REPOMIND
Open-source repo-scale coding agent on AMD MI300X.
Ingest a git repository (up to 256K tokens, FP8) on a single GPU and reason across the whole codebase with multi-step tool use.
Verified on a single MI300X (2026-05-05): 256K context · 31/31 concurrent users at 8K–64K · 200K needle-in-haystack 3/3 · 9/9 end-to-end repo questions correct · $4.12 total stress test cost · AITER FP8 attention backend regression filed for AMD review.

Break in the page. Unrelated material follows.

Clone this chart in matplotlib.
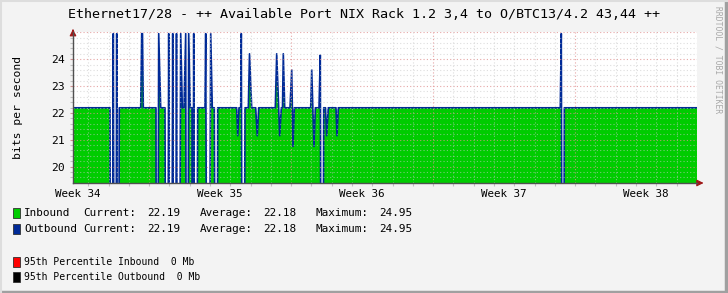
import matplotlib
matplotlib.use("Agg")
import matplotlib.pyplot as plt
from matplotlib.lines import Line2D
from matplotlib.patches import Rectangle

# time in days from the left edge of the graph, value in bits per second
t = [0.0, 1.824, 1.873, 1.986, 2.070, 2.154, 2.203, 2.282, 3.337, 3.386, 3.425, 3.465,
     4.091, 4.125, 4.224, 4.322, 4.534, 4.618, 4.717, 4.815, 4.914, 5.012, 5.101, 5.190,
     5.308, 5.387, 5.471, 5.554, 5.618, 5.702, 5.781, 5.865, 5.880, 5.949, 6.047, 6.146,
     6.506, 6.540, 6.653, 6.787, 6.865, 6.964, 7.082, 7.132, 8.068, 8.117, 8.181, 8.265,
     8.295, 8.379, 8.477, 8.640, 8.699, 8.807, 9.004, 9.083, 9.152, 9.970, 10.039, 10.187,
     10.266, 10.325, 10.365, 10.434, 10.695, 10.779, 10.843, 10.907, 11.715, 11.765, 11.878,
     11.942, 12.124, 12.188, 12.272, 12.356, 12.444, 12.503, 12.582, 12.962, 13.011, 13.075,
     24.016, 24.066, 24.149, 24.214, 30.754]
traffic = [22.19, 22.19, 0, 24.95, 0, 24.95, 0, 22.19, 22.19, 24.95, 24.95, 22.19,
           22.19, 0, 24.95, 22.19, 22.19, 0, 24.95, 0, 24.95, 0, 24.95, 0,
           24.95, 22.19, 22.19, 24.95, 0, 24.95, 22.19, 22.19, 0, 24.95, 0, 22.19,
           22.19, 24.95, 0, 24.95, 22.19, 22.19, 0, 22.19, 22.19, 21.15, 22.19, 22.19,
           24.95, 0, 22.19, 22.19, 24.2, 22.19, 22.19, 21.15, 22.19, 22.19, 24.2, 21.15,
           22.19, 22.19, 24.2, 22.19, 22.19, 23.6, 20.75, 22.19, 22.19, 23.6, 20.75,
           22.19, 22.19, 24.15, 0, 22.19, 22.19, 21.15, 22.19, 22.19, 21.15, 22.19,
           22.19, 24.95, 0, 22.19, 22.19]

week_labels = ["Week 34", "Week 35", "Week 36", "Week 37", "Week 38"]
week_label_pos = [0.25, 7.25, 14.25, 21.25, 28.25]
week_lines = [3.75, 10.75, 17.75, 24.75]
day_lines = [0.75 + i for i in range(30)]
y_ticks = [20, 21, 22, 23, 24]

legend_rows = [
    ("Inbound", "22.19", "22.18", "24.95"),
    ("Outbound", "22.19", "22.18", "24.95"),
]
percentile_rows = [("95th Percentile Inbound  0 Mb", "#FF0000"),
                   ("95th Percentile Outbound  0 Mb", "#000000")]

GREEN = "#00CC00"
BLUE = "#002A97"
BG = "#F3F3F3"
MONO = "DejaVu Sans Mono"

W, H = 728, 293
fig = plt.figure(figsize=(W / 100, H / 100), dpi=100, facecolor=BG)
ax = fig.add_axes([73 / W, 1 - 183 / H, (697 - 73) / W, (183 - 32.3) / H])
ax.set_facecolor("white")

ax.fill_between(t, 0, traffic, color=GREEN, lw=0, zorder=2)
ax.plot(t, traffic, color=BLUE, lw=1.2, zorder=3)

ax.set_xlim(0, 30.754)
ax.set_ylim(19.39, 25.0)

# grid (rrdtool draws it over the data)
for i in range(19, 126):
    y = i / 5
    if y < 19.39 or y > 25.0:
        continue
    if i % 5 == 0:
        ax.axhline(y, color="#E09090", lw=0.8, ls=(0, (1, 2)), zorder=4, alpha=0.8)
    else:
        ax.axhline(y, color="#C8C8C8", lw=0.8, ls=(0, (1, 2)), zorder=4, alpha=0.6)
for x in day_lines:
    if x in week_lines:
        ax.axvline(x, color="#E09090", lw=0.8, ls=(0, (1, 2)), zorder=4, alpha=0.8)
    else:
        ax.axvline(x, color="#C8C8C8", lw=0.8, ls=(0, (1, 2)), zorder=4, alpha=0.6)

for s in ["top", "right"]:
    ax.spines[s].set_visible(False)
for s in ["left", "bottom"]:
    ax.spines[s].set_color("#505050")
    ax.spines[s].set_linewidth(1.0)
    ax.spines[s].set_zorder(5)

ax.set_yticks(y_ticks)
ax.set_yticklabels([str(v) for v in y_ticks], fontfamily=MONO, fontsize=8.2)
ax.tick_params(axis="y", length=2, width=0.8, color="#D09090", pad=4)
ax.set_xticks(week_label_pos)
ax.set_xticklabels(week_labels, fontfamily=MONO, fontsize=7.8)
ax.tick_params(axis="x", length=0, pad=4)
ax.set_xticks(day_lines, minor=True)
ax.tick_params(axis="x", which="minor", length=2, width=0.8, color="#C0C0C0")
ax.set_yticks([i / 5 for i in range(98, 125)], minor=True)
ax.tick_params(axis="y", which="minor", length=2, width=0.8, color="#C0C0C0")

# axis arrows
ax.annotate("", xy=(0, 1.04), xytext=(0, 0.99), xycoords="axes fraction",
            arrowprops=dict(arrowstyle="-|>,head_length=0.4,head_width=0.2",
                            color="#A01818", lw=0.8), annotation_clip=False)
ax.annotate("", xy=(1.015, 0), xytext=(1.0, 0), xycoords="axes fraction",
            arrowprops=dict(arrowstyle="-|>,head_length=0.4,head_width=0.2",
                            color="#A01818", lw=0.8), annotation_clip=False)

fig.text(364 / W, 1 - 15 / H,
         "Ethernet17/28 - ++ Available Port NIX Rack 1.2 3,4 to O/BTC13/4.2 43,44 ++",
         ha="center", va="center", fontfamily=MONO, fontsize=9.6)
fig.text(18 / W, 1 - 107 / H, "bits per second", rotation=90, ha="center",
         va="center", fontfamily=MONO, fontsize=8.2)
fig.text(718 / W, 1 - 60 / H, "RRDTOOL / TOBI OETIKER", rotation=270, ha="center",
         va="center", fontfamily=MONO, fontsize=5.8, color="#A8A8A8")


def legend_box(y, col):
    fig.add_artist(Rectangle((13 / W, 1 - (y + 5) / H), 6.5 / W, 10 / H,
                             facecolor=col, edgecolor="#303030", lw=0.6))


def legend_text(x, y, s, size=7.9):
    fig.text(x / W, 1 - y / H, s, ha="left", va="center", fontfamily=MONO,
             fontsize=size)


# legend
for (name, cur, avg, mx), y, col in zip(legend_rows, [213.3, 229.3], [GREEN, BLUE]):
    legend_box(y, col)
    for x, s in [(24.3, name), (83.3, "Current:"), (146.7, cur), (200, "Average:"),
                 (263, avg), (316, "Maximum:"), (379.3, mx)]:
        legend_text(x, y, s)
for (s, col), y in zip(percentile_rows, [261.7, 277]):
    legend_box(y, col)
    legend_text(24.3, y, s, size=7.0)

# 3d frame around the canvas
fig.add_artist(Line2D([0, 1], [0.003, 0.003], color="#A0A0A0", lw=2.5))
fig.add_artist(Line2D([0.997, 0.997], [0, 1], color="#A0A0A0", lw=2.5))
fig.add_artist(Line2D([0, 1], [0.998, 0.998], color="#DDDDDD", lw=1.5))
fig.add_artist(Line2D([0.001, 0.001], [0, 1], color="#DDDDDD", lw=1.5))

fig.savefig("out.png", dpi=100, facecolor=BG)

🎬 1-minute demo video · 📦 GitHub source (MIT) · 🏆 Lablab project page · 🐛 AMD Developer Forum thread #505
Why AMD MI300X — memory architecture
| Component | Verified on MI300X | NVIDIA H100 80 GB |
|---|---|---|
| Qwen3-Coder-Next-FP8 weights in VRAM | 77.29 GiB | fits |
| 256K KV cache @ FP8 (2,065,744 tokens) | 94.58 GiB available | cannot fit |
| Total peak utilization | 176 / 191.7 GiB (92%) | cannot accommodate (~143 GB > 80 GB) |
This is a memory-architecture story. AMD MI300X 192 GB has the headroom on a single card; NVIDIA H100 80 GB cannot accommodate the same configuration by VRAM accounting.
Demo backend
This Space serves a CPU mock for UI demonstration only — HF Spaces don't ship MI300X GPUs. The verified performance numbers above and in the Verified evidence tab come from a real MI300X stress test on AMD Developer Cloud (124 min, $4.12).
Backend right now: 🟡 CPU mock — HF Spaces ship CPU/T4 by default, not MI300X
To wire a real MI300X endpoint, set Space secrets VLLM_BASE_URL + MODEL_NAME=Qwen/Qwen3-Coder-Next-FP8. For a live walkthrough on a hosted MI300X, contact razikovsardor1@gmail.com.
Paste any GitHub URL or owner/repo shorthand. REPOMIND clones it, parses the source files, and chunks them into priority-ranked sections (README first, then top-level symbols, then nested code, then tests).
Examples that work on a single MI300X: pallets/flask (408K tokens, fits in 256K window with priority chunking) · pytorch/vision (1.3M tokens, trimmed to 180K of highest-priority content via the chunker) · this repo SRKRZ23/repomind (~68K tokens, fits whole).